Restano ancora molti gli aspetti migliorabili o non del tutto chiari del ddl: in base a quali criteri assegnare il bonus ai docenti meritevoli? Non è pericoloso affidarsi al solo e arbitrario giudizio del preside? Quali le categorie di insegnanti da assumere, e quali invece “deludere”, e con quali criteri decidere? Come affrontare il problema di chi ha già svolto 36 mesi di supplenze, e che quindi ha un significativo patrimonio di professionalità, che per il ddl dovrebbe essere escluso dalla scuola, perché “colpevole” di aver insegnato troppo senza essere stato regolarizzato? E poi il capitolo deleghe: è proprio necessario affidare al Governo la trattazione di numerosi e delicati temi (formazione iniziale, riordino delle modalità di assunzione e formazione dei Dirigenti Scolastici, revisione dei percorsi di istruzione professionale…), sui quali sarebbe necessario confrontarsi accuratamente? Si potrebbe continuare, ma la speranza è che il dibattito di questi giorni conduca a riflessioni accurate e scelte condivisibili.

Non sono certamente tali, a mio avviso, le contestazioni relative ai presunti “finanziamenti alle scuole private”: si tratta di detrazioni a carico delle famiglie (un tetto di 400 euro annui da detrarre nel modello 730 al 19%, quindi stiamo parlando di circa 80 euro all’anno a famiglia: una cifra minima, come notato dall’On. Centemero durante le audizioni in Commissione) e non di finanziamenti alle scuole, che comunque, se paritarie, è bene ricordare che fanno parte del sistema pubblico di istruzione al pari di quelle statali (legge Berlinguer 62/2000).

L’esperienza di questi giorni ci ha comunque mostrato che la logica del “tutti contro tutti” danneggia la scuola e non favorisce un dibattito nel merito dei provvedimenti.

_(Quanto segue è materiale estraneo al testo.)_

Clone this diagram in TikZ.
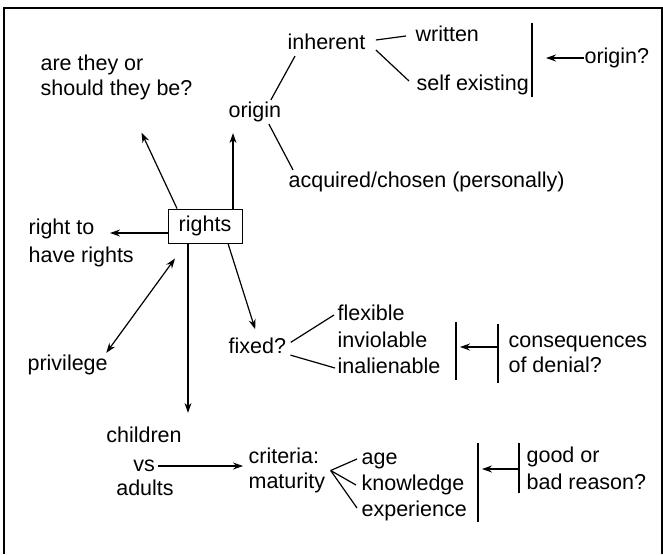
\documentclass[tikz,border=0pt]{standalone}
\usepackage{fontspec}
\setmainfont{Liberation Sans}
\usetikzlibrary{arrows.meta}

\begin{document}
\begin{tikzpicture}[x=1pt, y=-1pt, >={Stealth[length=10pt,width=7pt]}, line width=1.2pt,
    every node/.style={font=\fontsize{21.5}{25}\selectfont},
    txt/.style={anchor=west, inner xsep=0pt, inner ysep=2pt,
        text height=15pt, text depth=4pt},
    blk/.style={anchor=west, inner xsep=0pt, inner ysep=2pt, align=left},
    bar/.style={line width=1.4pt}]
    \useasboundingbox (0,0) rectangle (663,554);
    \draw[line width=1.5pt] (4,554) -- (4,8) -- (662,8) -- (662,554);

    \node[draw, line width=1pt, minimum width=74pt, minimum height=34pt,
        inner sep=0pt] (rights) at (205,226) {rights};

    \node[blk] (quest) at (40,77.5) {are they or\\should they be?};
    \node[txt] (inh) at (287,44) {inherent};
    \node[txt] (writ) at (415,36) {written};
    \node[txt] (self) at (416,85) {self existing};
    \node[txt] (orig) at (228,112) {origin};
    \node[txt] (acq) at (288,182) {acquired/chosen (personally)};
    \node[txt] (origq) at (584,58) {origin?};
    \node[blk, font=\fontsize{21.5}{28}\selectfont] (hasr) at (28,242.5) {right to\\have rights};
    \node[txt] (priv) at (27,365) {privilege};
    \node[txt] (fixed) at (228,348) {fixed?};
    \node[txt] (flex) at (337,315) {flexible};
    \node[txt] (inv) at (337,342) {inviolable};
    \node[txt] (inal) at (337,368) {inalienable};
    \node[blk] (cons) at (508,354.5) {consequences\\of denial?};
    \node[txt, anchor=center] (vs) at (144,466) {vs};
    \node[txt, anchor=center] (child) at (144,437) {children};
    \node[txt, anchor=center] (adult) at (145,490) {adults};
    \node[blk] (crit) at (248,470.5) {criteria:\\maturity};
    \node[txt] (age) at (361,459) {age};
    \node[txt] (know) at (361,485) {knowledge};
    \node[txt] (exper) at (361,511) {experience};
    \node[blk, font=\fontsize{21.5}{27}\selectfont] (reas) at (526,468.5) {good or\\bad reason?};

    % brackets
    \coordinate (b1t) at (532,23);  \coordinate (b1b) at (532,97);
    \coordinate (b2t) at (456,322); \coordinate (b2b) at (456,380);
    \coordinate (b3t) at (498,324); \coordinate (b3b) at (498,383);
    \coordinate (b4t) at (478,443); \coordinate (b4b) at (478,522);
    \coordinate (b5t) at (519,443); \coordinate (b5b) at (519,493);
    \coordinate (b3m) at (498,347);
    \coordinate (b5m) at (519,469);
    \draw[bar] (b1t) -- (b1b);
    \draw[bar] (b2t) -- (b2b);
    \draw[bar] (b3t) -- (b3b);
    \draw[bar] (b4t) -- (b4b);
    \draw[bar] (b5t) -- (b5b);

    \draw[->] ([xshift=-28pt]rights.north) -- ([xshift=25pt,yshift=-30pt]quest.south);
    \draw[->, shorten >=9pt] ([xshift=28pt]rights.north) -- ([xshift=28pt]rights.north |- orig.south);
    \draw[->] ([yshift=-7pt]rights.west) -- ([xshift=82pt,yshift=9.5pt]hasr.west);
    \draw[<->] ([xshift=-30pt,yshift=-15pt]rights.south) -- ([xshift=-2pt]priv.north east);
    \draw[->, shorten >=12pt] ([xshift=-17pt]rights.south) -- ([xshift=-17pt]rights.south |- child.north);
    \draw[->, shorten >=7pt] ([xshift=23pt]rights.south) -- (fixed.north);

    \draw ([xshift=8pt]inh.south west) -- ([xshift=16pt]orig.north);
    \draw ([xshift=14pt]orig.south) -- ([xshift=5pt]acq.north west);
    \draw ([xshift=10pt,yshift=4pt]inh.east) -- ([xshift=-9pt]writ.west);
    \draw ([xshift=10pt,yshift=-6pt]inh.east) -- ([xshift=-7pt,yshift=4pt]self.west);
    \draw[->, shorten >=14pt] (origq.west) -- (origq.west -| b1t);

    \draw[shorten <=5pt] ([yshift=3pt]fixed.east) -- ([xshift=-3pt]flex.west);
    \draw[shorten <=4pt] ([yshift=-6pt]fixed.east) -- ([xshift=-2pt]inal.west);
    \draw[->, shorten >=4pt] (b3m) -- (b3m -| b2t);

    \draw[->, shorten <=3pt, shorten >=5pt] (vs.east) -- (vs.east -| crit.west);
    \coordinate (fan) at ([xshift=5pt]crit.east);
    \draw (fan) -- ([xshift=-4pt]age.west);
    \draw (fan) -- ([xshift=-5pt]know.west);
    \draw (fan) -- ([xshift=-4pt,yshift=3pt]exper.west);
    \draw[->, shorten >=4pt] (b5m) -- (b5m -| b4t);
\end{tikzpicture}
\end{document}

Personalmente mi auguro che, dopo la prova di forza del 5 maggio, termini il braccio di ferro e si ricominci a discutere (come sta facendo il Parlamento), per condividere un processo di costruzione e non solo di contrapposizione. Rendendosi conto che alcune proposte sono irricevibili (perché auspicare un piano di assunzioni straordinario di oltre 550mila docenti, bloccando di nuovo i concorsi per anni e deludendo le speranze di migliaia di giovani che desiderano intraprendere la professione di insegnante?), altre necessarie (che il ds diventi in qualche modo responsabile del personale della scuola che dirige, pur con salvaguardie e con la corresponsabilità del consiglio d’istituto, è fondamentale, fermo restando anche il dovere di regolamentare la valutazione dei presidi — e anche su questo punto una riflessione condivisa è fondamentale), altre ancora da discutere e, si auspica, modificare per renderle efficaci e funzionali (modalità di assunzione, albi territoriali, organico funzionale). Con la consapevolezza che per costruire veramente occorre conoscere ciò di cui si parla, ascoltare l’altro e arrivare, alla fine, ad un compromesso e a una decisione in grado di far fare alla scuola italiana un salto di qualità e al docente di recuperare quella professionalità troppo spesso seppellita da cancrene difficili da estirpare.